Muldoon to lead new creative and performing arts center
Paul Muldoon, a Pulitzer Prize-winning poet and a Princeton faculty
member since 1990, has been selected as the founding chair of the new
University Center for the Creative and Performing Arts.
The center is part of a major initiative announced by President Shirley M. Tilghman in January to enhance the role of the creative and performing arts in the life of the University and its community. Tilghman also announced a $101 million gift from Peter B. Lewis, a 1955 graduate and trustee of the University, that will help support the initiative.
Muldoon, the Howard G.B. Clark '21 University Professor in the Humanities, will begin his three-year appointment as the center's chair on April 1.
"I am delighted that Paul Muldoon has agreed to become the founding chair of the University Center for the Creative and Performing Arts," Tilghman said. "As one of the most pre-eminent poets of his generation, as well as a dedicated teacher and a seasoned administrator, Paul is the ideal person to launch this exciting new initiative for Princeton."
The center is intended to serve as a focal point for scholarship, teaching and practice in the arts and to provide leadership and advocacy for the arts at Princeton. Muldoon will oversee, coordinate and encourage exchange among the University's curricular programs in creative writing, theater and dance, and the visual arts. He also will work closely with the Program in Music Performance in the Department of Music, the University Art Museum and the Council of the Humanities.
In addition to the center, elements of the initiative include an expansion of programs in the arts; a significant increase in the number of artists teaching, creating new work and collaborating on research at Princeton; and the creation of improved and expanded physical facilities for the study and presentation of the creative and performing arts.

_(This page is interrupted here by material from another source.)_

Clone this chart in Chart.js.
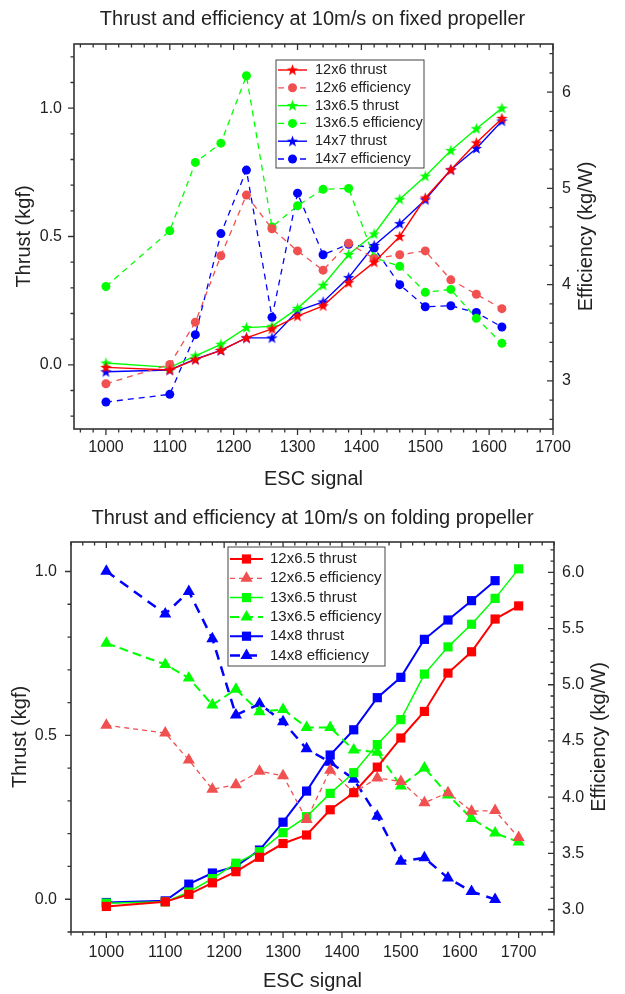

The plan is an outgrowth of work done last spring by the President's Task Force on the Creative and Performing Arts, a faculty committee that Tilghman charged with developing alternatives for the expansion of the arts at Princeton. Muldoon was a member of that group.
"We've come to understand more widely at Princeton that the arts may be central to the experience here -- not necessarily overshadowing any of the other areas that a student might pursue -- but that there's something about the way in which the arts make us understand who we are and what we're doing that I think has become, particularly under President Tilghman's leadership, more central to the University's idea of itself," Muldoon said. "I'm especially keen to help develop that idea."
Muldoon said that he looks forward to working with interested parties from a variety of fields on planning for the center.
"We want to open up things a great deal more," he said. "Sometimes there's been a feeling that the arts are for someone else, for somewhere else, at some other time. I'd like to think Princeton students will have a sense that making art is for them, here and now."
"We will be attempting to make it clear that the arts are central to the life of an educated person, whether she or he might be majoring in chemical engineering or computer science or whatever it might be," he added. "One of the delights of Princeton has to do with the curriculum that allows computer science and chemical engineering and comparative literature majors to write poetry and paint and produce plays."
Muldoon was born in Northern Ireland and worked in Belfast from 1973 to 1986 as a producer of radio and television programs on the arts for the British Broadcasting Corp. He moved to the United States in 1987, joined the Princeton faculty as a lecturer in 1990 and was named a full professor in 1995. From 1999 to 2004, he also held the honorary position of professor of poetry at Oxford University.
Muldoon directed the University's Program in Creative Writing from 1993 until 2002 and is serving as acting director this year. He also chairs the Fund for Irish Studies, which offers courses and sponsors events about Ireland, and co-chairs the Princeton Atelier program, which brings guest artists to campus to collaborate with students and faculty.
Muldoon won the 2003 Pulitzer Prize for poetry for "Moy Sand and Gravel," his ninth collection of poems. His 10th collection, "Horse Latitudes," is due to appear in the fall of 2006. A fellow of both the Royal Society of Literature and the American Academy of Arts and Sciences, he was given an American Academy of Arts and Letters award in literature in 1996. His other awards include the 1994 T.S. Eliot Prize for Poetry, the 1997 Irish Times Poetry Prize, the 2003 Griffin International Prize for Excellence in Poetry, the 2004 American Ireland Fund Literary Award, the 2004 Shakespeare Prize and the 2005 Aspen Prize for Poetry.
Muldoon also has published in the fields of drama, literary criticism, translation and children's literature. In addition, he has delved into the musical arena, most recently writing an original chamber opera with composer Daron Hagen that was produced by students in Princeton's Atelier last spring. He writes lyrics and performs on guitar and percussion in Rackett, a rock band he formed in 2004 with Princeton Professor of English Nigel Smith and three other part-time musicians.